Above all, it is marine species that have been affected – seals, sea elephants, sea lions, penguins, pelicans, and terns. Many of these live in large colonies where the infection is easily transmitted from individual to individual. But other species have also died from the virus: foxes, eagles, pumas, condors, and more. So far, individuals from over 500 bird species and over 50 mammal species have died in the outbreak.
Previously, H5N1 was a pathogen that mainly affected poultry, but something changed in 2020 when a variant of the virus emerged that is exceptionally contagious and jumps easily from birds of all species to different mammals, spreading death across large parts of the world.
Millions dead
The number of victims is enormous at this point. From Asia and Europe, the virus spread via migratory birds to the Western Hemisphere, where waterfowl and birds of prey began dying in large numbers at the end of 2021. Then, South America was invaded with catastrophic results. Around 30,000 sea lions and 17,000 sea elephants died along the coasts in 2023. This year, the area around Antarctica has been affected – on the Falkland Islands, 10,000 black-browed albatrosses have died, and the colonies of rockhopper penguins have been severely ravaged.
How many wild birds and mammals have died so far is unknown, but experts believe it is in the tens of millions. Only Australia has managed to avoid the infection so far. For many species, the danger is palpable – it will take many years for them to recover.
Spreads from domestic birds
The most tragic thing is that it is we humans who have caused the catastrophe. It is clear that the new dangerous variant of H5N1 emerged in one of our poultry farms, and then jumped to wild birds when they came into contact with domestic birds.
The emergence of the highly pathogenic influenza is a direct result of commercial, large-scale poultry farming, says Vincent Munster at the National Institute of Allergy and Infectious Diseases in the USA.

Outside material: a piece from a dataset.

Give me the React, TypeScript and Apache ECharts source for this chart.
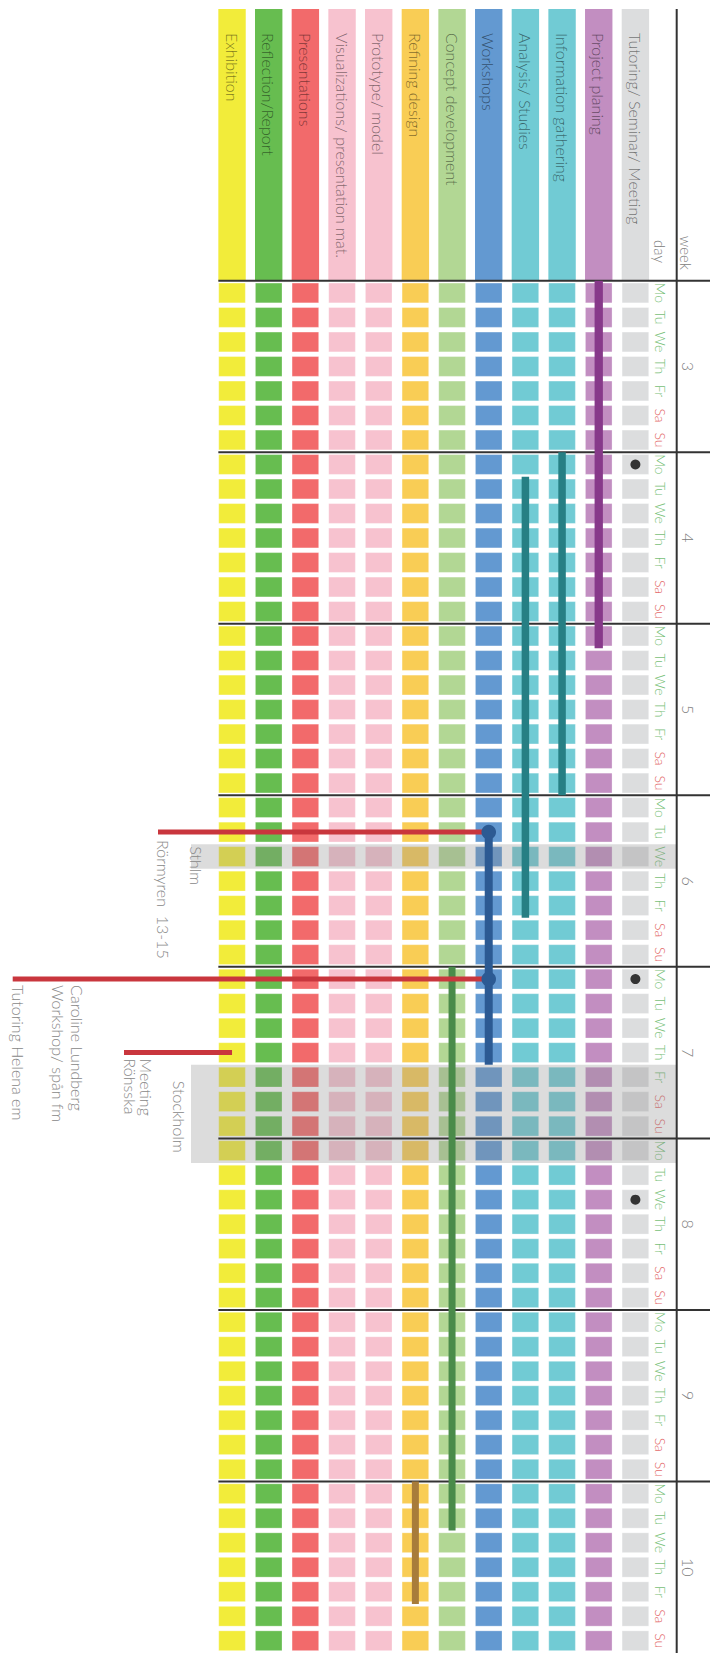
import React, { useEffect, useRef } from "react";
import * as echarts from "echarts";

// ---------- data ----------
const categories = [
  "Exhibition",
  "Reflection/Report",
  "Presentations",
  "Visualizations/ presentation mat.",
  "Prototype/ model",
  "Refining design",
  "Concept development",
  "Workshops",
  "Analysis/ Studies",
  "Information gathering",
  "Project planing",
  "Tutoring/ Seminar/ Meeting",
];
const weeks = [3, 4, 5, 6, 7, 8, 9, 10];
const dayNames = ["Mo", "Tu", "We", "Th", "Fr", "Sa", "Su"];
const weekendDays = ["Sa", "Su"];

// activity periods (bars drawn over the day cells)
const activityCategory = ["Project planing", "Information gathering", "Analysis/ Studies", "Workshops", "Concept development", "Refining design"];
const activityStart = ["3 Mo", "4 Mo", "4 Tu", "6 Tu", "7 Mo", "10 Mo"];
const activityEnd = ["5 Mo", "5 Su", "6 Fr", "7 Th", "10 Tu", "10 Fr"];

// single events
const workshopEvents = ["6 Tu", "7 Mo"];
const tutoringMeetings = ["4 Mo", "7 Mo", "8 We"];

// trips (shaded rows)
const tripStart = ["6 We", "7 Fr"];
const tripEnd = ["6 We", "8 Mo"];
const tripLabels = ["Sthlm", "Stockholm"];

// notes
const noteDays = ["6 Tu", "7 Mo", "7 Th"];
const noteTargets = ["Workshops", "Workshops", "Exhibition"];
const noteTexts = [
  ["Rörmyren  13-15"],
  ["Caroline Lundberg", "Workshop/ spån fm", "", "Tutoring Helena em"],
  ["Meeting", "Röhsska"],
];

// ---------- styles / layout ----------
const categoryColors = ["#F2EC3A", "#67BD50", "#F26A6B", "#F7C2CF", "#F7C2CF", "#F9CD55", "#B2D794", "#6399D1", "#71CBD4", "#71CBD4", "#C28EC1", "#DCDDDE"];
const activityColors = ["#87398A", "#267F84", "#267F84", "#2C5A93", "#4A8B4A", "#A87C3A"];
const activityWidths = [8.3, 7.5, 7.5, 8, 7, 7];
const W = 710;
const H = 1653;
const GRID_LEFT = 213.7;
const GRID_TOP = 280.7;
const COL_W = 36.67;
const ROW_H = 24.57;
const CELL_W = 27.4;
const CELL_H = 20.6;
const HEADER_TOP = 9;
const HEADER_TEXT_TOP = 33;
const AXIS_X = 676.7;
const BAND_LEFT = 191;
const RED = "#C9363D";
const NOTE_GRAY = "#888888";
const FONT = "Lato";
const FONT_WEIGHT = 300;
const noteLineLeft = [158, 12.7, 124];
const noteTextX = [[163.5], [77.5, 58.5, 39.5, 18.5], [146.5, 130.5]];
const noteTextGap = [8, 6, 6];
const tripLabelX = [196.5, 179.5];
const tripLabelGap = [2, 16];

const dayKeys = weeks.flatMap((w) => dayNames.map((d) => `${w} ${d}`));
const dayIdx = (k: string) => dayKeys.indexOf(k);
const catIdx = (c: string) => categories.indexOf(c);

export default function App() {
  const ref = useRef<HTMLDivElement>(null);

  useEffect(() => {
    if (!ref.current) return;
    const chart = echarts.init(ref.current, null, { renderer: "svg" });

    const cells: number[][] = [];
    categories.forEach((_, i) => dayKeys.forEach((_, j) => cells.push([i, j])));

    const textStyle = (text: string, fill: string, size: number, align = "left") => ({
      text,
      fill,
      font: `${FONT_WEIGHT} ${size}px ${FONT}`,
      align,
      verticalAlign: "middle",
    });

    const option: any = {
      animation: false,
      backgroundColor: "#ffffff",
      grid: { left: GRID_LEFT, top: GRID_TOP, width: COL_W * categories.length, height: ROW_H * dayKeys.length },
      xAxis: { type: "category", data: categories, show: false, position: "top" },
      yAxis: [
        {
          type: "category",
          data: dayKeys,
          inverse: true,
          position: "right",
          axisLine: { show: false },
          axisTick: { show: false },
          splitLine: { show: false },
          axisLabel: {
            interval: 0,
            rotate: -90,
            margin: 0,
            fontFamily: FONT,
            fontWeight: FONT_WEIGHT,
            fontSize: 14,
            formatter: (v: string) => v.split(" ")[1],
            color: (v: string) => (weekendDays.includes(String(v).split(" ")[1]) ? "#E36A6A" : "#78BF78"),
          },
        },
        {
          type: "category",
          data: weeks.map(String),
          inverse: true,
          position: "right",
          offset: AXIS_X - (GRID_LEFT + COL_W * categories.length),
          axisLine: { show: false },
          axisTick: { show: false },
          splitLine: { show: false },
          axisLabel: { interval: 0, rotate: -90, margin: 4, fontFamily: FONT, fontWeight: FONT_WEIGHT, fontSize: 16, color: "#808080" },
        },
      ],
      graphic: [
        { type: "line", shape: { x1: AXIS_X, y1: HEADER_TOP, x2: AXIS_X, y2: H }, style: { stroke: "#333", lineWidth: 2 }, z: 10 },
        { type: "text", x: 686, y: 270, rotation: -Math.PI / 2, style: textStyle("week", "#808080", 15, "right"), z: 10 },
        { type: "text", x: 659.5, y: 263, rotation: -Math.PI / 2, style: textStyle("day", "#808080", 15, "right"), z: 10 },
      ],
      series: [
        {
          type: "custom",
          name: "header",
          clip: false,
          z: 1,
          silent: true,
          data: categories.map((_, i) => [i, 0]),
          renderItem: (params: any, api: any) => {
            const i = params.dataIndex;
            const x = api.coord([i, 0])[0];
            return {
              type: "group",
              children: [
                { type: "rect", shape: { x: x - CELL_W / 2, y: HEADER_TOP, width: CELL_W, height: GRID_TOP - HEADER_TOP }, style: { fill: categoryColors[i] } },
                { type: "text", x, y: HEADER_TEXT_TOP, rotation: -Math.PI / 2, style: textStyle(categories[i], "rgba(0,0,0,0.5)", 16) },
              ],
            };
          },
        },
        {
          type: "scatter",
          name: "cells",
          z: 2,
          silent: true,
          symbol: "rect",
          symbolSize: [CELL_W - 0.8, CELL_H - 0.8],
          data: cells,
          itemStyle: {
            color: (p: any) => categoryColors[p.data[0]],
            borderColor: "rgba(255,255,255,0.35)",
            borderWidth: 0.8,
            opacity: 1,
          },
          emphasis: { disabled: true },
        },
        {
          type: "custom",
          name: "trips",
          clip: false,
          z: 3,
          silent: true,
          data: tripLabels.map((_, n) => [0, dayIdx(tripStart[n])]),
          renderItem: (params: any, api: any) => {
            const n = params.dataIndex;
            const h = api.size([1, 1])[1];
            const y0 = api.coord([0, dayIdx(tripStart[n])])[1] - h / 2;
            const y1 = api.coord([0, dayIdx(tripEnd[n])])[1] + h / 2;
            return {
              type: "group",
              children: [
                { type: "rect", shape: { x: BAND_LEFT, y: y0, width: AXIS_X - BAND_LEFT, height: y1 - y0 }, style: { fill: "rgba(142,142,142,0.31)" } },
                { type: "text", x: tripLabelX[n], y: y0 + tripLabelGap[n], rotation: -Math.PI / 2, style: textStyle(tripLabels[n], NOTE_GRAY, 16) },
              ],
            };
          },
        },
        {
          type: "custom",
          name: "weeks",
          clip: false,
          z: 4,
          silent: true,
          data: weeks.map((w) => [0, dayIdx(`${w} Mo`)]),
          renderItem: (params: any, api: any) => {
            const d = dayIdx(`${weeks[params.dataIndex]} Mo`);
            const [x, y] = api.coord([0, d]);
            const yy = y - api.size([1, 1])[1] / 2;
            return { type: "line", shape: { x1: x - CELL_W / 2, y1: yy, x2: W, y2: yy }, style: { stroke: "#333", lineWidth: 2 } };
          },
        },
        {
          type: "custom",
          name: "activities",
          clip: false,
          z: 5,
          silent: true,
          data: activityCategory.map((c, n) => [catIdx(c), dayIdx(activityStart[n]), dayIdx(activityEnd[n])]),
          renderItem: (params: any, api: any) => {
            const n = params.dataIndex;
            const c = catIdx(activityCategory[n]);
            const [x, ys] = api.coord([c, dayIdx(activityStart[n])]);
            const ye = api.coord([c, dayIdx(activityEnd[n])])[1];
            const h = api.size([1, 1])[1];
            const atEvent = activityCategory[n] === "Workshops" && workshopEvents.includes(activityStart[n]);
            const top = atEvent ? ys : ys - h / 2;
            const bottom = ye + h / 2;
            const w = activityWidths[n];
            return { type: "rect", shape: { x: x - w / 2, y: top, width: w, height: bottom - top }, style: { fill: activityColors[n] } };
          },
        },
        {
          type: "custom",
          name: "notes",
          clip: false,
          z: 6,
          silent: true,
          data: noteDays.map((d, n) => [catIdx(noteTargets[n]), dayIdx(d)]),
          renderItem: (params: any, api: any) => {
            const n = params.dataIndex;
            const [xEnd, yc] = api.coord([catIdx(noteTargets[n]), dayIdx(noteDays[n])]);
            const x0 = noteLineLeft[n];
            const children: any[] = [{ type: "rect", shape: { x: x0, y: yc - 2.5, width: xEnd - x0, height: 5 }, style: { fill: RED } }];
            noteTexts[n].forEach((t, k) => {
              if (!t) return;
              children.push({ type: "text", x: noteTextX[n][k], y: yc + noteTextGap[n], rotation: -Math.PI / 2, style: textStyle(t, NOTE_GRAY, 16) });
            });
            return { type: "group", children };
          },
        },
        {
          type: "scatter",
          name: "workshop events",
          z: 7,
          silent: true,
          symbol: "circle",
          symbolSize: 14.6,
          data: workshopEvents.map((d) => [catIdx("Workshops"), dayIdx(d)]),
          itemStyle: { color: "#2C5A93", opacity: 1 },
          emphasis: { disabled: true },
        },
        {
          type: "scatter",
          name: "tutoring",
          z: 7,
          silent: true,
          symbol: "circle",
          symbolSize: 10,
          data: tutoringMeetings.map((d) => [catIdx("Tutoring/ Seminar/ Meeting"), dayIdx(d)]),
          itemStyle: { color: "#333333", opacity: 1 },
          emphasis: { disabled: true },
        },
      ],
    };

    chart.setOption(option);
    return () => chart.dispose();
  }, []);

  return <div ref={ref} style={{ position: "absolute", left: 0, top: 0, width: W, height: H }} />;
}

Since 2021, over 200 million domestic birds have had to be put down worldwide. And in the background, there is the fear that the virus will start spreading among humans on a large scale. Only a few cases have been confirmed so far, and there is no evidence yet that it can jump from human to human, but the fear is there because H5N1 is an extremely dangerous virus with a mortality rate of around 50 percent.
Avian influenza, H5N1, is believed to have originated around 1996, among domestic geese and ducks in the province of Guangdong in southern China. It spread to wild waterfowl and a few other bird species, but the mortality rate among birds was not particularly high. The current crisis began in 2020 when a mutated, highly pathogenic form of the virus emerged in Eurasia and has since spread to all continents except Australia. The new form seems to have just as easy a time infecting mammals as birds.
Since 2003, 948 cases of H5N1 have been confirmed among humans, of which 464 (48.9 percent) led to death. The majority of cases have been in China and Southeast Asia.